Olayın yaşandığı dönemde baro adına oluşturulan heyette yer alan Özgürlük için Hukukçular Derneği (ÖHD) Riha Şube üyesi Meral Halat, 6 yılda yaşananları anlattı.
‘Fotoğrafla haberdar olduk’
İşkenceye maruz bırakılan 55 kişi içinde çocuk ve kadınların da yer aldığını belirten Meral Halat, “Çeşitli işkencelere maruz kaldılar. Kamuoyuna bir fotoğraf yansıdı ve karakol bahçesinde yere yatırılan insanların sırtlarına postallar ile basıldığı görülüyordu. Bundan sonra biz işkenceden haberdar olduk” dedi.
Kamuoyunun baskısıyla işkenceye dair soruşturma başlatıldığını belirten Meral Halat, “Ancak 6 yıldır devam eden soruşturmada her hangi bir gelişme yaşanmadı. 55 kişiden 13’ü ilk etapta tutuklu yargılandı ve 4 kişi hakkında ‘örgüt üyeliği’ iddiası ile ceza verildi. Bu cezalar Yargıtay tarafından onaylandı. Her ne kadar iki farklı dosya olsa da, bu dosyalar bir biri ile bağlantılı dosyalar. ‘Örgüt üyeliği’ iddiası ile tutuklanan kişiler, ağır işkencelere maruz bırakılan kişilerdir” diye konuştu.
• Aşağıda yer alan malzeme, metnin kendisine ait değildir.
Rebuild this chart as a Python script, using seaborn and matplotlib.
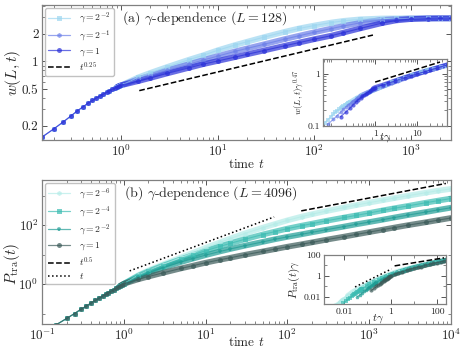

‘Bağımsız inceleme yapılmadı’
Yapılan işkencelere dair görüntülerin Riha Barosu girişimleri ile toplandığının altını çizen Meral Halat, “6 terabaytlık görüntü mevcut. Bu görüntülerin bağımsız bilirkişiler tarafından çözülmesi ve incelemesinin yapılması lazımdı. Fakat bu dosyada ilk bilirkişi raporu işkence yapan jandarmalar tarafından hazırlandı. Bu raporda ‘Yapılan incelemede her hangi bir işkence bulgusuna rastlanılmamıştır’ denildi. İşkencenin üstünün örtbas edildiğine tanık olduk. Bu olayı gerçekleştiren kişiler tarafından hazırlanan rapor dikkate alındı. Biz buna itiraz ettik ve bağımsız kişiler tarafından bilirkişi incelemesi yapılmasını talep ettik. Mayıs 2020’de İstanbul ATK’ya görüntüler gönderildi, ancak bu görüntüler aradan geçen 5 yılda incelenemedi. Buna dair savcılık tarafından her hangi somut bir adım atılmadı. Dosya sürüncemede bırakıldı” ifadelerini kullandı.
‘Tespit edilen suçlular cezalandırılmadı’
Kolluğun karıştığı suçlarda yaşanan cezasızlık politikasına dikkati çeken Meral Halat, “İşkence suçunda zaman aşımı yok. Fakat dosyamızda yaklaşık 6 yıldır süren bir soruşturma var ve henüz bir adım atılmış değil. Bu cezasızlık politikasının bir yansımasıdır. İşkence söz konusu olduğu zaman, bunu yapan kollukta, emir veren amir de suçludur. İşkenceye göz yumanlar hakkında da soruşturma açılması gerekiyor. 6 yıl geçmesine rağmen bir kısım kolluk memurunun henüz ifadesinin alınmadığını biliyoruz. Hastanedeki görevli sağlıkçıların da ifadelerinin alınması gerekirken, ifadeler eksik. Toplu bir işkence gibi vahim bir durum söz konusudur. İşkence yapanların cezalandırılamaması durumunda bu topraklarda işkencenin normalleşmesinin önü açılır. ‘Ben işkence yapsam da bir ceza ile karşı karşıya kalmıyorum’ düşüncesi korkutucu. Bu kimsenin can güvenliğinin olmadığını gösterir. Bu dosyanın kamuoyu, özellikle insan hakları alanından çalışmalar yapan sivil toplum kuruluşları tarafından güçlü sahiplenmesi gerek. Suçluların biran önce tespit edilmesi, yargı önüne çıkarılması ve gerekli cezaların verilmesi en öncelikli taleplerimizdir” diye konuştu.